As for the character of Bayonetta, she is just dead boring. Say what you want about whether she is a positive or negative expression of female sexuality, it doesn’t change the fact of how one-note she is. She suffers from the same problem that Dante from Devil May Cry has, of just being awesome and lacking any other real depth as a character. Sure, Bayonetta seems to show some motherly affection towards Loki but it is so artificial that it doesn’t feel at all earnest. The constant crotch and bum shots do feel obnoxious about 4 hours in and while Bayonetta is in control of the situation and is very comfortable with her being sexy, doesn’t change the fact that she is still very dull.

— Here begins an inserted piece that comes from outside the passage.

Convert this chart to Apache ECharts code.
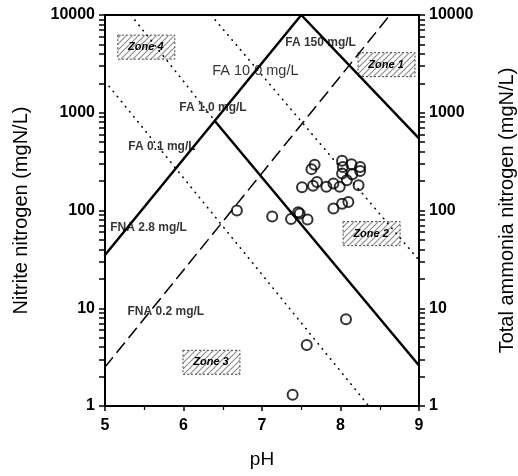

In terms of presentation, the game runs smoothly, never dropping from 60fps even when you are brawling with a legion of God’s bodyguards and the battle animations are incredible, with Bayonetta effortlessly switching between attacks and dodges during combat. Some areas do look very dated and as mentioned earlier the lack of variation in enemy design makes fights blend into one gold and red mess. As for the music, the smooth jazz main theme is nice to hear the first couple of times but again, just some variation in the battle music would have been nice to stop the game feeling like just a conveyor belt of blood and lounge singing.
The game does animate beautifully, with Bayonetta effortlessly switching between weapons in the heat of battle.

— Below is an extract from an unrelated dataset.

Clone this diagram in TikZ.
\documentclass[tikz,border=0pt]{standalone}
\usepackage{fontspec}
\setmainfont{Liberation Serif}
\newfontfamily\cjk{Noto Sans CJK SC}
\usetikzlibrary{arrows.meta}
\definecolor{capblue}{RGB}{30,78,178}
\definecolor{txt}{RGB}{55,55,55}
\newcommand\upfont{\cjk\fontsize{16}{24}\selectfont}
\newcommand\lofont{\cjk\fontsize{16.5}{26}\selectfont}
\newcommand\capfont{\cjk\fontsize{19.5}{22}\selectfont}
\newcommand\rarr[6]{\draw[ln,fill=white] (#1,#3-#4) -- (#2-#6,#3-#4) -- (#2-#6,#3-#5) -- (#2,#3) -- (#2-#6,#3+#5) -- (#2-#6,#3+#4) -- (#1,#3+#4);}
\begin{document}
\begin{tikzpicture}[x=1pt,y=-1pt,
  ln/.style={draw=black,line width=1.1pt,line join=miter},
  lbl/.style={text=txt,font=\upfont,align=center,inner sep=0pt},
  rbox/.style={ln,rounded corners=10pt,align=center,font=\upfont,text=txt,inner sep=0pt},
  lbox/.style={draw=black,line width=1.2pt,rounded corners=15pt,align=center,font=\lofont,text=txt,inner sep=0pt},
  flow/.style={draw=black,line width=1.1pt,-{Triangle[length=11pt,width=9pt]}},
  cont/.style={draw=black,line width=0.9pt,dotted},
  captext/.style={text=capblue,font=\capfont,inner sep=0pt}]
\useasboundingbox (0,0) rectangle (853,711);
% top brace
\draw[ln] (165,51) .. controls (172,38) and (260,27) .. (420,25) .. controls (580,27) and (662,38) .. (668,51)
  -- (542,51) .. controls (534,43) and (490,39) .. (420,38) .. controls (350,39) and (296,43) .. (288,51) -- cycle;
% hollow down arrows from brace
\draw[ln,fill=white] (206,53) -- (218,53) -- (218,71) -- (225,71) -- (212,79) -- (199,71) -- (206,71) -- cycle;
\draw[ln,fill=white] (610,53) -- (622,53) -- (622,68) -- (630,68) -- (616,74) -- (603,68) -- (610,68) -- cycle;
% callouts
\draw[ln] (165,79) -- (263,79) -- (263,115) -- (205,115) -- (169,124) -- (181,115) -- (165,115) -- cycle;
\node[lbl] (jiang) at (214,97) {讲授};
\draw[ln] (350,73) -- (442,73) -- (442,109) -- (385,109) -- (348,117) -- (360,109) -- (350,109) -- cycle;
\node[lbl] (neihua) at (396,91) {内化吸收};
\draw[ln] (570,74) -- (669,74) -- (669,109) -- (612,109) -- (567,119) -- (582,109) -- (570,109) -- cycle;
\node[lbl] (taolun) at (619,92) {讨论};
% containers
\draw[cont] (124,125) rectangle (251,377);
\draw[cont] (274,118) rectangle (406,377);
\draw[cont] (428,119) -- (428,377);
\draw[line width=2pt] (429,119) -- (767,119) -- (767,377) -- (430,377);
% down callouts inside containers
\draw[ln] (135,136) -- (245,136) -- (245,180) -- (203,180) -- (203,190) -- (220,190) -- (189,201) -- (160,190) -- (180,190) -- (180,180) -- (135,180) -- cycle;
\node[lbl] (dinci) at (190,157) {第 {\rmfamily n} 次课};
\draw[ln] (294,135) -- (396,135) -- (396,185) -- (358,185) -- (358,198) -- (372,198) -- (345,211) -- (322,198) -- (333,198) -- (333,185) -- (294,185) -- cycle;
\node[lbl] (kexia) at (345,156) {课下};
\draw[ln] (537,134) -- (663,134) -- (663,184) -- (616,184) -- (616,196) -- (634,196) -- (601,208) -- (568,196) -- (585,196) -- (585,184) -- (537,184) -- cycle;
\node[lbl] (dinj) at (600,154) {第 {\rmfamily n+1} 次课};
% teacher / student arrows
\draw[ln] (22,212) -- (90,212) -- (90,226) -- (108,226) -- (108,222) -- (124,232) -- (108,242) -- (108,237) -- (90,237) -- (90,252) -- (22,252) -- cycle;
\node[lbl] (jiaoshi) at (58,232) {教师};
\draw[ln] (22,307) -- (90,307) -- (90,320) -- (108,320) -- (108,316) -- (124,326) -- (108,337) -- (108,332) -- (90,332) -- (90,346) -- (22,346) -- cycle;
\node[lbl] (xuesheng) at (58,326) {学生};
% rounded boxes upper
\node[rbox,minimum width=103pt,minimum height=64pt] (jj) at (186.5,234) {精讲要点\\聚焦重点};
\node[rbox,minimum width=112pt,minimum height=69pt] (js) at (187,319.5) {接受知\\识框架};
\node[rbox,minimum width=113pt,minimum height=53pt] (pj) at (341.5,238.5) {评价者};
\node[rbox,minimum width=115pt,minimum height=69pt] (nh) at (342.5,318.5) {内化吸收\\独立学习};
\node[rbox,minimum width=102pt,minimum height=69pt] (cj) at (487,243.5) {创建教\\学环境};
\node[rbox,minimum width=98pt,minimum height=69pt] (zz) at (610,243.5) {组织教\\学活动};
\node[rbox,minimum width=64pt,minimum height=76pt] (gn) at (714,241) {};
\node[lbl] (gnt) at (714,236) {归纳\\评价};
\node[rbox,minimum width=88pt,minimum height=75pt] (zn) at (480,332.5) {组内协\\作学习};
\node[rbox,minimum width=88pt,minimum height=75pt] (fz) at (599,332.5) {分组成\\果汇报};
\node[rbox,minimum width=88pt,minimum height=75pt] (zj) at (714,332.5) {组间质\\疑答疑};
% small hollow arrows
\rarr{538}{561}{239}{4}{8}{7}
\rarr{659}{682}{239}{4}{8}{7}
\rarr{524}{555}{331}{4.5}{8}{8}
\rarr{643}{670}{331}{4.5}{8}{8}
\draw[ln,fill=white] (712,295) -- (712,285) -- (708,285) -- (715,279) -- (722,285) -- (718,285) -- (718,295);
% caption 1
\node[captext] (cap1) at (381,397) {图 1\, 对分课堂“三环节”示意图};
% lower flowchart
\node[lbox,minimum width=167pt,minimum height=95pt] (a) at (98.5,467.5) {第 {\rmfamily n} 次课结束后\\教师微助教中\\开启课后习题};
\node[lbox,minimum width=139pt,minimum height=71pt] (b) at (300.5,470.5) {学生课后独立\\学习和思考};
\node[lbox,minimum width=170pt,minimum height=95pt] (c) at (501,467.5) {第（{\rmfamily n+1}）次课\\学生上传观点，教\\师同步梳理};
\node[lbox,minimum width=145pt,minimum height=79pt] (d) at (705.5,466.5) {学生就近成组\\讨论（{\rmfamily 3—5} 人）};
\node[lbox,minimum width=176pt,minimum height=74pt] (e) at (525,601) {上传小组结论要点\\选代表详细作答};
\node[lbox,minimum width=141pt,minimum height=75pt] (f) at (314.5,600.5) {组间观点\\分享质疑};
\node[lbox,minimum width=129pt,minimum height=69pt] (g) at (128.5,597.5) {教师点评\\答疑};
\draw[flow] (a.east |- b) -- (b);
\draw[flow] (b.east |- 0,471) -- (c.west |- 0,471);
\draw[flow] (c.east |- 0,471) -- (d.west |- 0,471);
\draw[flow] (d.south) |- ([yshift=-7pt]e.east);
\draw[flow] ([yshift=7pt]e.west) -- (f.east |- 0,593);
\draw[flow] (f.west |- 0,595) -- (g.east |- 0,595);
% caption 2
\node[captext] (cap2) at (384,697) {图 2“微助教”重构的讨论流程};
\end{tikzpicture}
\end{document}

The sound effects are very punchy, with Bayonetta’s Wicked Weave attacks feeling meaty when they connect, with blade slices and gunshots all sounding powerful. Unfortunately, the game’s camera could do with some work as it gets stuck on corners or pointing in the worst direction during boss fights or when you are fighting a screen full of enemies. It also seems to fight your control as you are running through some sections, with the camera flying off in one direction at even the slightest poke of the stick. Platinum still need to work on their camera skills for their next action game, as their dodgy camera work is becoming a nuisance now. The Nintendo costumes are a nice touch, adding some fun variations to weapons and combat but it only masks the shallow combat.